The orchard is also trialling tree formats from the Carolus tree nursery in Belgium, including the Magnum, which spends an extra year on the nursery. Put in this spring at 1m spacings, "they haven’t transplanted very well, with some branches snapped", Saunders admits. Kitney adds: "We hope next year they will catch up and overtake the younger trees. If we take the fruit off in year one, we should get a bumper crop in year two." Carolus’s Fortis format, meanwhile, "has potential for fruit walls", he says.
Lastly, a low-cost, low-intensity approach is also being trialled, with Gala Galaxy on M116 planted at 1.22m spacings with minimal support. "We see less canker and more resistance to drought," says Kitney. "Yield per hectare isn’t looking any different, at a fraction of the cost.
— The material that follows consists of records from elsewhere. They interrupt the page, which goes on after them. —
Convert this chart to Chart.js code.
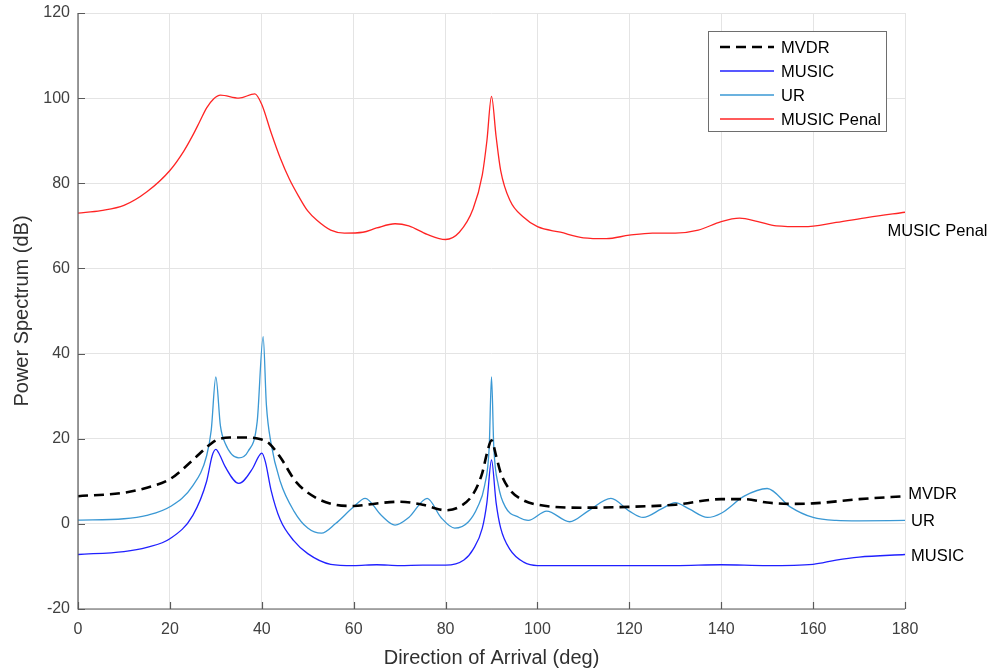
<!DOCTYPE html>
<html>
<head>
<meta charset="utf-8">
<script src="https://cdn.jsdelivr.net/npm/chart.js@4.4.1/dist/chart.umd.min.js"></script>
<style>
  html, body { margin: 0; padding: 0; background: #fff; }
  #wrap { width: 990px; height: 670px; }
</style>
</head>
<body>
<div id="wrap"><canvas id="espectro"></canvas></div>
<script>
// Espectro de potencia frente a dirección de llegada
const FUENTE = "'Liberation Sans', Arial, sans-serif";

const xTicks = [0, 20, 40, 60, 80, 100, 120, 140, 160, 180];
const yTicks = [-20, 0, 20, 40, 60, 80, 100, 120];

const mvdrX = [0, 10, 15, 20, 25, 28, 30, 33, 37, 40, 41.5, 44, 47.5, 52, 56, 60, 65, 70, 75, 80, 83, 86, 88, 89, 90, 91, 92, 94, 97, 100, 110, 120, 130, 140, 145, 150, 155, 160, 170, 180];
const mvdrY = [6.5, 7.3, 8.5, 10.5, 15, 18, 19.6, 20.3, 20.3, 19.8, 19, 15.7, 9.8, 6, 4.5, 4.2, 4.8, 5.2, 4.5, 3.2, 4, 7, 12, 16.5, 19.6, 16, 12, 8, 5.5, 4.5, 3.8, 4, 4.5, 5.8, 5.8, 5, 4.7, 4.8, 5.8, 6.5];

const musicX = [0, 10, 15, 20, 25, 28, 29.2, 30, 30.8, 32, 35, 38, 39.3, 40, 40.8, 42, 44, 47, 50, 55, 60, 65, 70, 75, 80, 84, 86, 88, 89, 90, 91, 92, 94, 97, 100, 110, 120, 130, 140, 150, 160, 165, 170, 180];
const musicY = [-7.2, -6.5, -5.5, -3.5, 2, 10, 16, 17.5, 16.3, 13.5, 9.5, 13, 15.8, 16.6, 14.5, 8, 1, -4, -7, -9.5, -9.8, -9.6, -9.8, -9.7, -9.7, -8.5, -6, -1, 5, 15, 5, -1, -6, -9, -9.8, -9.8, -9.8, -9.8, -9.6, -9.8, -9.5, -8.5, -7.8, -7.2];

const urX = [0, 10, 15, 20, 25, 28, 29, 30, 31, 32, 35, 37, 39, 40.3, 41, 42, 44, 47, 50, 53, 56, 60, 62.5, 66, 69, 72, 76, 79, 82, 85, 87, 88.5, 89.5, 90, 90.5, 91.5, 93, 96, 98, 102, 107, 111, 116, 120, 123, 127, 130, 133, 137, 140, 145, 150, 155, 160, 165, 170, 180];
const urY = [0.9, 1.2, 2, 4, 9, 16, 22, 34.5, 23, 19, 15.5, 17, 24, 44, 28, 19, 10, 3, -1, -2.2, 0, 4, 6, 2, -0.3, 1.5, 6, 1.5, -1, 0.5, 4, 9, 18, 34.5, 18, 9, 4, 1.5, 0.8, 3, 0.5, 3, 6, 3, 1.5, 3.5, 5, 3.5, 1.5, 2.5, 6.5, 8.3, 4, 1.5, 0.8, 0.7, 0.8];

const penalX = [0, 5, 10, 15, 20, 23, 25, 26.5, 28, 29.5, 31, 35, 38.5, 40, 42, 44, 46, 48, 50, 52, 55, 58, 62, 65, 69, 72, 76, 80, 83, 86, 88, 89, 90, 91, 92, 94, 97, 100, 105, 110, 115, 120, 125, 130, 135, 140, 144, 148, 152, 158, 165, 172, 180];
const penalY = [73, 73.6, 74.8, 78, 83, 87.5, 91.3, 94.5, 97.7, 99.8, 100.7, 100, 101, 98.5, 92, 86, 81, 77, 73.5, 71.3, 69, 68.3, 68.5, 69.5, 70.5, 70, 68, 66.8, 68.5, 74, 82, 90, 100.4, 91, 83, 76, 72, 69.8, 68.5, 67.2, 67, 67.8, 68.3, 68.3, 69, 71, 71.8, 71, 70, 69.8, 70.8, 72, 73.2];

// etiquetas de texto junto al final de cada curva
const etiquetas = ['MUSIC Penal', 'MVDR', 'UR', 'MUSIC'];
const etiquetaX = [176.2, 180.7, 181.3, 181.3];
const etiquetaY = [68.6, 7.0, 0.6, -7.6];

const puntos = (xs, ys) => xs.map((x, i) => ({ x: x, y: ys[i] }));

const series = [
  { label: 'MVDR', data: puntos(mvdrX, mvdrY), borderColor: '#000000', borderWidth: 2.6, borderDash: [10, 6] },
  { label: 'MUSIC', data: puntos(musicX, musicY), borderColor: '#2020ff', borderWidth: 1.3 },
  { label: 'UR', data: puntos(urX, urY), borderColor: '#3a98d4', borderWidth: 1.3 },
  { label: 'MUSIC Penal', data: puntos(penalX, penalY), borderColor: '#ff2424', borderWidth: 1.3 }
];

// ejes con marcas hacia dentro, leyenda en recuadro y textos finales
const decoracion = {
  id: 'decoracion',
  afterDatasetsDraw(chart) {
    const { ctx, chartArea: a, scales: { x, y } } = chart;
    ctx.save();
    ctx.strokeStyle = '#5a5a5a';
    ctx.lineWidth = 1.2;
    ctx.beginPath();
    ctx.moveTo(a.left, a.top);
    ctx.lineTo(a.left, a.bottom);
    ctx.lineTo(a.right, a.bottom);
    xTicks.forEach(v => {
      const px = Math.round(x.getPixelForValue(v)) + 0.5;
      ctx.moveTo(px, a.bottom);
      ctx.lineTo(px, a.bottom - 7);
    });
    yTicks.forEach(v => {
      const py = Math.round(y.getPixelForValue(v)) + 0.5;
      ctx.moveTo(a.left, py);
      ctx.lineTo(a.left + 7, py);
    });
    ctx.stroke();

    // leyenda
    const lx = 708, ly = 31, lw = 178, lh = 100;
    ctx.fillStyle = '#ffffff';
    ctx.fillRect(lx, ly, lw, lh);
    ctx.strokeStyle = '#6e6e6e';
    ctx.lineWidth = 1;
    ctx.strokeRect(lx + 0.5, ly + 0.5, lw, lh);
    ctx.font = '16.5px ' + FUENTE;
    ctx.textBaseline = 'middle';
    ctx.textAlign = 'left';
    series.forEach((s, i) => {
      const yy = ly + 16 + i * 24;
      ctx.beginPath();
      ctx.strokeStyle = s.borderColor;
      ctx.lineWidth = s.borderWidth;
      ctx.setLineDash(s.borderDash || []);
      ctx.moveTo(lx + 12, yy);
      ctx.lineTo(lx + 66, yy);
      ctx.stroke();
      ctx.setLineDash([]);
      ctx.fillStyle = '#000000';
      ctx.fillText(s.label, lx + 73, yy + 1);
    });

    // textos al final de las curvas
    ctx.fillStyle = '#000000';
    etiquetas.forEach((t, i) => {
      ctx.fillText(t, x.getPixelForValue(etiquetaX[i]), y.getPixelForValue(etiquetaY[i]));
    });
    ctx.restore();
  }
};

new Chart(document.getElementById('espectro'), {
  type: 'line',
  data: {
    datasets: series.map(s => Object.assign({
      pointRadius: 0,
      fill: false,
      cubicInterpolationMode: 'monotone'
    }, s))
  },
  options: {
    responsive: true,
    maintainAspectRatio: false,
    animation: false,
    layout: { padding: { left: 0, right: 85, top: 13, bottom: 0 } },
    plugins: { legend: { display: false }, tooltip: { enabled: false } },
    scales: {
      x: {
        type: 'linear',
        min: 0,
        max: 180,
        afterBuildTicks: sc => { sc.ticks = xTicks.map(v => ({ value: v })); },
        afterFit: sc => { sc.height = 61; sc.paddingLeft = 0; sc.paddingRight = 0; },
        grid: { color: '#e4e4e4', drawTicks: false, lineWidth: 1 },
        border: { display: false },
        ticks: { color: '#404040', font: { family: FUENTE, size: 16 }, padding: 11, maxRotation: 0 },
        title: { display: true, text: 'Direction of Arrival (deg)', color: '#303030', font: { family: FUENTE, size: 20 }, padding: { top: 0, bottom: 0 } }
      },
      y: {
        type: 'linear',
        min: -20,
        max: 120,
        afterBuildTicks: sc => { sc.ticks = yTicks.map(v => ({ value: v })); },
        afterFit: sc => { sc.width = 78; sc.paddingTop = 0; sc.paddingBottom = 0; },
        grid: { color: '#e4e4e4', drawTicks: false, lineWidth: 1 },
        border: { display: false },
        ticks: { color: '#404040', font: { family: FUENTE, size: 16 }, padding: 8 },
        title: { display: true, text: 'Power Spectrum (dB)', color: '#303030', font: { family: FUENTE, size: 20 }, padding: { top: 10, bottom: 4 } }
      }
    }
  },
  plugins: [decoracion]
});
</script>
</body>
</html>
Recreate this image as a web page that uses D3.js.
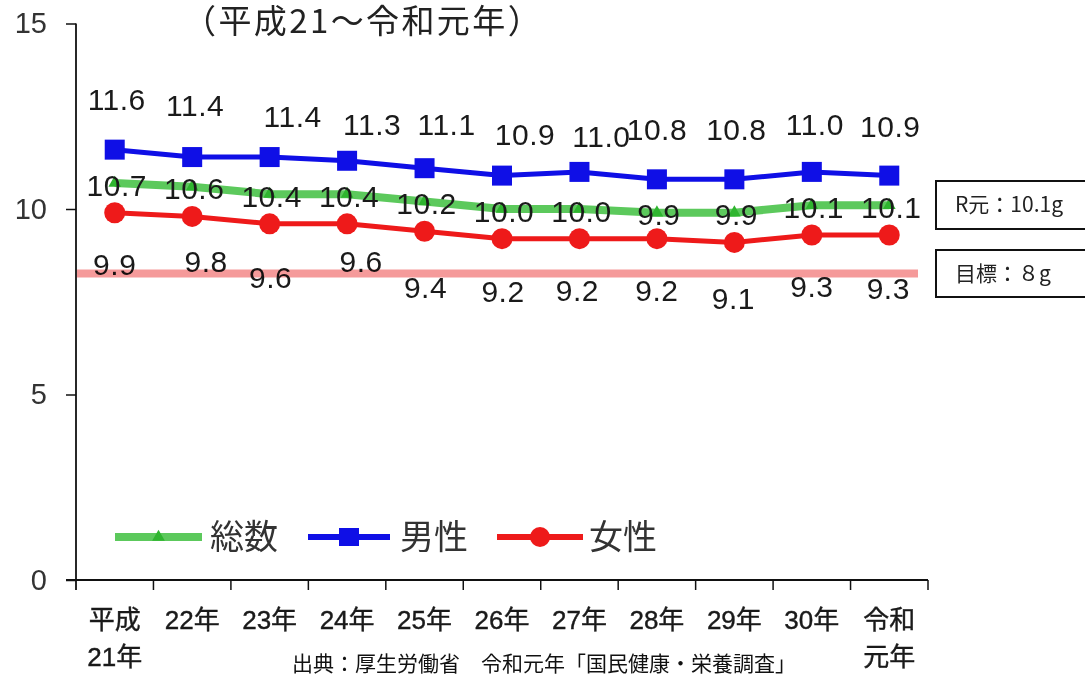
<!DOCTYPE html>
<html>
<head>
<meta charset="utf-8">
<script src="https://cdn.jsdelivr.net/npm/d3@7/dist/d3.min.js"></script>
<style>
  html, body { margin: 0; padding: 0; background: #ffffff; }
  svg { display: block; }
</style>
</head>
<body>
<svg id="chart" width="1085" height="677"></svg>
<script>
// ---------- data ----------
const categories = ["平成\n21年", "22年", "23年", "24年", "25年", "26年", "27年", "28年", "29年", "30年", "令和\n元年"];
const totalValues = [10.7, 10.6, 10.4, 10.4, 10.2, 10.0, 10.0, 9.9, 9.9, 10.1, 10.1];
const maleValues  = [11.6, 11.4, 11.4, 11.3, 11.1, 10.9, 11.0, 10.8, 10.8, 11.0, 10.9];
const femaleValues = [9.9, 9.8, 9.6, 9.6, 9.4, 9.2, 9.2, 9.2, 9.1, 9.3, 9.3];
const yTicks = [0, 5, 10, 15];
const seriesNames = ["総数", "男性", "女性"];
const targetLineValue = 8.26;   // pink target line as drawn
const titleText = "（平成21～令和元年）";
const sourceText = "出典：厚生労働省　令和元年「国民健康・栄養調査」";
const boxTexts = ["R元：10.1g", "目標：８g"];

// ---------- layout (label nudges, pixels) ----------
const maleLabelDx = [2, 3, 23, 25, 22, 23, 22, 0, 2, 3, 1];
const maleLabelDy = [-50, -52, -41, -36, -44, -41, -35, -50, -50, -47, -49];
const femaleLabelDx = [0, 14, 1, 14, 1, 1, -2, 0, -1, 0, -1];
const femaleLabelDy = [52, 45, 54, 38, 56, 53, 52, 52, 56, 52, 54];

const svg = d3.select("#chart");
const W = 1085, H = 677;
svg.append("rect").attr("width", W).attr("height", H).attr("fill", "#ffffff");

const x = d3.scaleBand().domain(categories).range([76, 928]).paddingInner(0).paddingOuter(0);
const y = d3.scaleLinear().domain([0, 15]).range([580, 23.5]);
const cx = (i) => x(categories[i]) + x.bandwidth() / 2;

const latin = "'Liberation Sans', Arial, 'Noto Sans CJK JP', sans-serif";
const cjk = "'Noto Sans CJK JP', 'Noto Sans', sans-serif";

// ---------- title ----------
svg.append("text").attr("x", 183).attr("y", 33)
  .attr("font-family", cjk).attr("font-size", 33).attr("letter-spacing", 2.4).attr("fill", "#222")
  .text(titleText);

// ---------- y axis ----------
const yAxis = d3.axisLeft(y).tickValues(yTicks).tickSize(10).tickPadding(19).tickSizeOuter(0);
const gy = svg.append("g").attr("transform", "translate(76,0)").call(yAxis);
gy.select(".domain").remove();
gy.selectAll(".tick line").attr("stroke", "#111").attr("stroke-width", 1.5);
gy.selectAll(".tick text").attr("font-family", latin).attr("font-size", 29).attr("fill", "#333");
svg.append("line").attr("x1", 76).attr("x2", 76).attr("y1", y(15)).attr("y2", 590)
  .attr("stroke", "#111").attr("stroke-width", 1.8);

// ---------- x axis ----------
svg.append("line").attr("x1", 66).attr("x2", 928).attr("y1", y(0)).attr("y2", y(0))
  .attr("stroke", "#111").attr("stroke-width", 1.8);
const boundaries = categories.map(c => x(c)).concat([x(categories[categories.length - 1]) + x.bandwidth()]);
svg.append("g").selectAll("line").data(boundaries.slice(1)).join("line")
  .attr("x1", d => d).attr("x2", d => d).attr("y1", y(0)).attr("y2", y(0) + 10)
  .attr("stroke", "#111").attr("stroke-width", 1.5);
const xl = svg.append("g").selectAll("text").data(categories).join("text")
  .attr("x", (d, i) => cx(i)).attr("y", 629)
  .attr("text-anchor", "middle")
  .attr("font-family", latin).attr("font-size", 26).attr("fill", "#1a1a1a")
  .attr("stroke", "#1a1a1a").attr("stroke-width", 0.4);
xl.each(function (d) {
  const lines = d.split("\n");
  const t = d3.select(this);
  lines.forEach((ln, k) => {
    t.append("tspan").attr("x", t.attr("x")).attr("dy", k === 0 ? 0 : 37).text(ln);
  });
});

// ---------- series ----------
const line = d3.line().x((d, i) => cx(i)).y(d => y(d));

svg.append("path").datum(totalValues).attr("d", line)
  .attr("fill", "none").attr("stroke", "#5cc95c").attr("stroke-width", 8).attr("stroke-linejoin", "round");
svg.append("g").selectAll("path").data(totalValues).join("path")
  .attr("d", d3.symbol(d3.symbolTriangle, 70))
  .attr("transform", (d, i) => `translate(${cx(i)},${y(d)})`)
  .attr("fill", "#2fb52f");

svg.append("path").datum(maleValues).attr("d", line)
  .attr("fill", "none").attr("stroke", "#0f0fe6").attr("stroke-width", 5).attr("stroke-linejoin", "round");
svg.append("g").selectAll("rect").data(maleValues).join("rect")
  .attr("x", (d, i) => cx(i) - 10).attr("y", d => y(d) - 10)
  .attr("width", 20).attr("height", 20).attr("fill", "#0f0fe6");

svg.append("path").datum(femaleValues).attr("d", line)
  .attr("fill", "none").attr("stroke", "#ee1a1a").attr("stroke-width", 5).attr("stroke-linejoin", "round");
svg.append("g").selectAll("circle").data(femaleValues).join("circle")
  .attr("cx", (d, i) => cx(i)).attr("cy", d => y(d)).attr("r", 10.5).attr("fill", "#ee1a1a");

// ---------- data labels ----------
const labelStyle = (sel) => sel.attr("text-anchor", "middle").attr("dominant-baseline", "central")
  .attr("font-family", latin).attr("font-size", 30).attr("letter-spacing", 0.5).attr("fill", "#1a1a1a");

svg.append("g").selectAll("text").data(maleValues).join("text")
  .attr("x", (d, i) => cx(i) + maleLabelDx[i]).attr("y", (d, i) => y(d) + maleLabelDy[i])
  .call(labelStyle).text(d => d.toFixed(1));
svg.append("g").selectAll("text").data(totalValues).join("text")
  .attr("x", (d, i) => cx(i) + 2).attr("y", d => y(d) + 2)
  .call(labelStyle).text(d => d.toFixed(1));
svg.append("g").selectAll("text").data(femaleValues).join("text")
  .attr("x", (d, i) => cx(i) + femaleLabelDx[i]).attr("y", (d, i) => y(d) + femaleLabelDy[i])
  .call(labelStyle).text(d => d.toFixed(1));

// ---------- target line (translucent, text shows through) ----------
svg.append("line").attr("x1", 77).attr("x2", 918)
  .attr("y1", y(targetLineValue)).attr("y2", y(targetLineValue))
  .attr("stroke", "#f59a9a").attr("stroke-width", 8)
  .style("mix-blend-mode", "multiply");

// ---------- legend ----------
const legendY = 537;
const legendItems = [
  { name: seriesNames[0], x1: 115, x2: 202, color: "#5cc95c", w: 8, marker: "tri", mcolor: "#2fb52f", tx: 210 },
  { name: seriesNames[1], x1: 308, x2: 390, color: "#0f0fe6", w: 6, marker: "sq", mcolor: "#0f0fe6", tx: 400 },
  { name: seriesNames[2], x1: 497, x2: 583, color: "#ee1a1a", w: 6, marker: "ci", mcolor: "#ee1a1a", tx: 589 }
];
const lg = svg.append("g");
legendItems.forEach(it => {
  lg.append("line").attr("x1", it.x1).attr("x2", it.x2).attr("y1", legendY).attr("y2", legendY)
    .attr("stroke", it.color).attr("stroke-width", it.w);
  const mx = (it.x1 + it.x2) / 2;
  if (it.marker === "tri") {
    lg.append("path").attr("d", d3.symbol(d3.symbolTriangle, 70)).attr("transform", `translate(${mx},${legendY})`).attr("fill", it.mcolor);
  } else if (it.marker === "sq") {
    lg.append("rect").attr("x", mx - 10).attr("y", legendY - 9).attr("width", 20).attr("height", 18).attr("fill", it.mcolor);
  } else {
    lg.append("circle").attr("cx", mx).attr("cy", legendY).attr("r", 10).attr("fill", it.mcolor);
  }
  lg.append("text").attr("x", it.tx).attr("y", legendY + 12)
    .attr("font-family", cjk).attr("font-size", 34).attr("fill", "#333").text(it.name);
});

// ---------- annotation boxes ----------
const boxes = [{ y: 181, h: 48 }, { y: 250, h: 47 }];
boxes.forEach((b, i) => {
  svg.append("rect").attr("x", 936).attr("y", b.y).attr("width", 160).attr("height", b.h)
    .attr("fill", "#ffffff").attr("stroke", "#111").attr("stroke-width", 2);
  svg.append("text").attr("x", 955).attr("y", b.y + b.h / 2 + 7)
    .attr("font-family", cjk).attr("font-size", 21).attr("fill", "#222").text(boxTexts[i]);
});

// ---------- source ----------
svg.append("text").attr("x", 292).attr("y", 671)
  .attr("font-family", cjk).attr("font-size", 21).attr("fill", "#111").text(sourceText);
</script>
</body>
</html>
If you lose control of them in 10 years’ time that’s not a problem because you have already made your money back."
Building up a picture
Mounted on a quad bike or buggy, H L Hutchinson's newly introduced TerraMap soil mapping system logs 800 data points per hectare, yielding a comprehensive picture of a site’s soil composition.
Adapted from its original use in mineral prospecting, "it’s a good thing to do before you plant an orchard", says precision technology specialist Nick Strelczuk. "It gives you a percentage of the sand, silt and clay as well as key minerals and pH, highlighting any issues to avoid, and can cover 50 hectares a day."
Hutchinson horticultural technical manager Jonathan Blackman adds: "This can take the place of a soil surveyor and can inform how you plant — for example, the spacing between trees."